## Exercise task
Reproduce word for word the lines from the beginning of the entries to the line with "ax = fig.add_axes([0.093, 0.055, 0.91, 0.942])", both included, but none of the pictures.

## Extracted material
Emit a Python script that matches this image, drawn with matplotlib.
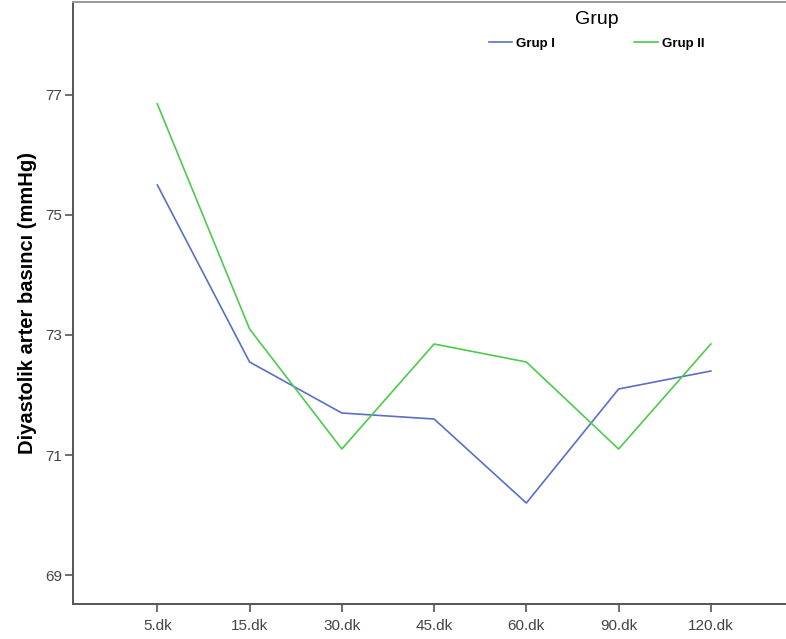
import matplotlib.pyplot as plt

plt.rcParams['font.family'] = ['Liberation Sans', 'DejaVu Sans']

# Datos
zamanlar = ['5.dk', '15.dk', '30.dk', '45.dk', '60.dk', '90.dk', '120.dk']
grup1 = [75.5, 72.55, 71.7, 71.6, 70.2, 72.1, 72.4]
grup2 = [76.85, 73.1, 71.1, 72.85, 72.55, 71.1, 72.85]
y_ticks = [69, 71, 73, 75, 77]

fig = plt.figure(figsize=(7.86, 6.39), dpi=100)
ax = fig.add_axes([0.093, 0.055, 0.91, 0.942])

x = range(len(zamanlar))
ax.plot(x, grup1, color='#5a6fc6', linewidth=1.2, label='Grup I')
ax.plot(x, grup2, color='#4ccb4c', linewidth=1.2, label='Grup II')

ax.set_xticks(list(x))
ax.set_xticklabels(zamanlar)
ax.set_yticks(y_ticks)
ax.set_xlim(-0.913, 6.84)
ax.set_ylim(68.52, 78.55)

for s in ['left', 'bottom']:
    ax.spines[s].set_color('#555555')
    ax.spines[s].set_linewidth(1.4)
ax.spines['right'].set_visible(False)
ax.spines['top'].set_color('#999999')
ax.spines['top'].set_linewidth(1.4)

ax.tick_params(axis='both', colors='#555555', labelcolor='#444444', labelsize=11,
               length=6, width=1.2)
ax.tick_params(axis='y', pad=2)
ax.tick_params(axis='x', pad=5)
ax.set_ylabel('Diyastolik arter basıncı (mmHg)', fontsize=14.5, fontweight='bold',
              labelpad=6)

leg = fig.legend(loc='upper center', bbox_to_anchor=(0.759, 0.983), ncol=2,
                 frameon=False, title='Grup', title_fontsize=14,
                 prop={'weight': 'bold', 'size': 9.5}, handlelength=1.8,
                 columnspacing=6.0, handletextpad=0.3, borderaxespad=0,
                 borderpad=0, labelspacing=0.75)

plt.savefig('out.png', dpi=100)
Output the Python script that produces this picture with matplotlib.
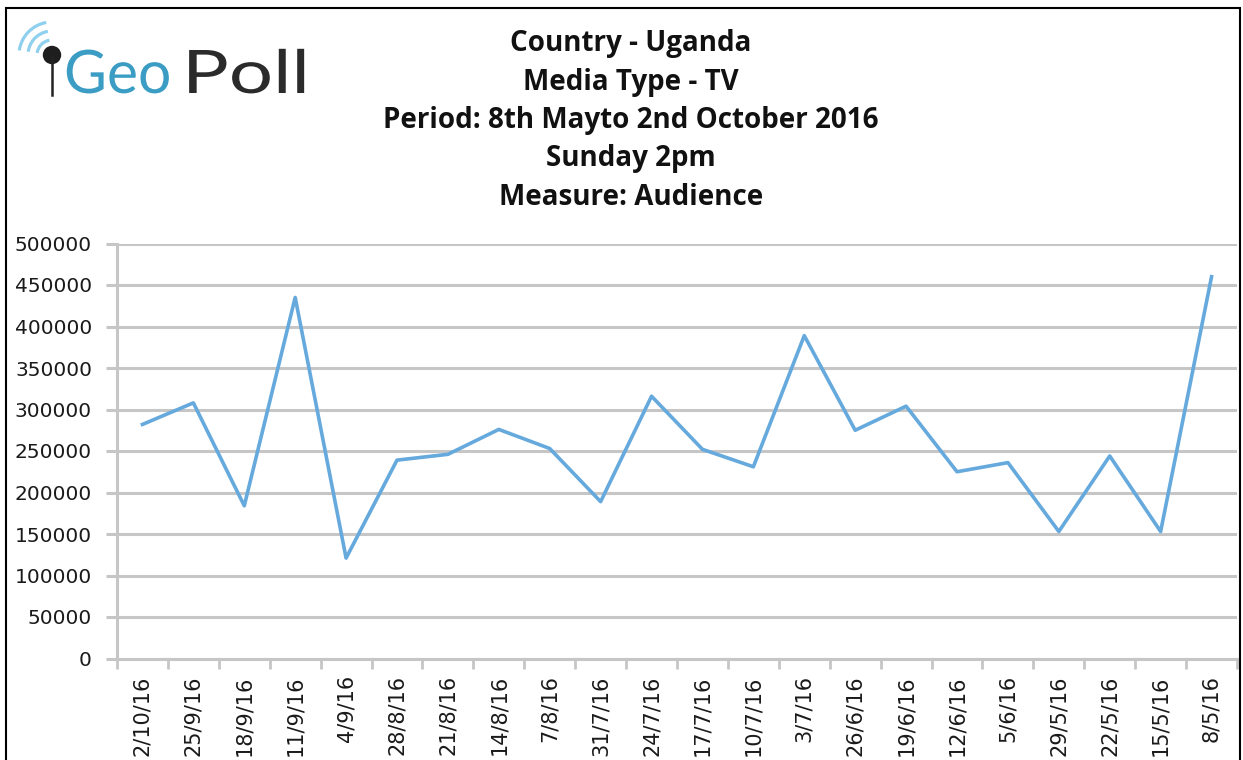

## Exercise answer
Emit a Python script that matches this image, drawn with matplotlib.
import matplotlib.pyplot as plt

plt.rcParams['font.family'] = ['Liberation Sans', 'DejaVu Sans']

# Datos
zamanlar = ['5.dk', '15.dk', '30.dk', '45.dk', '60.dk', '90.dk', '120.dk']
grup1 = [75.5, 72.55, 71.7, 71.6, 70.2, 72.1, 72.4]
grup2 = [76.85, 73.1, 71.1, 72.85, 72.55, 71.1, 72.85]
y_ticks = [69, 71, 73, 75, 77]

fig = plt.figure(figsize=(7.86, 6.39), dpi=100)
ax = fig.add_axes([0.093, 0.055, 0.91, 0.942])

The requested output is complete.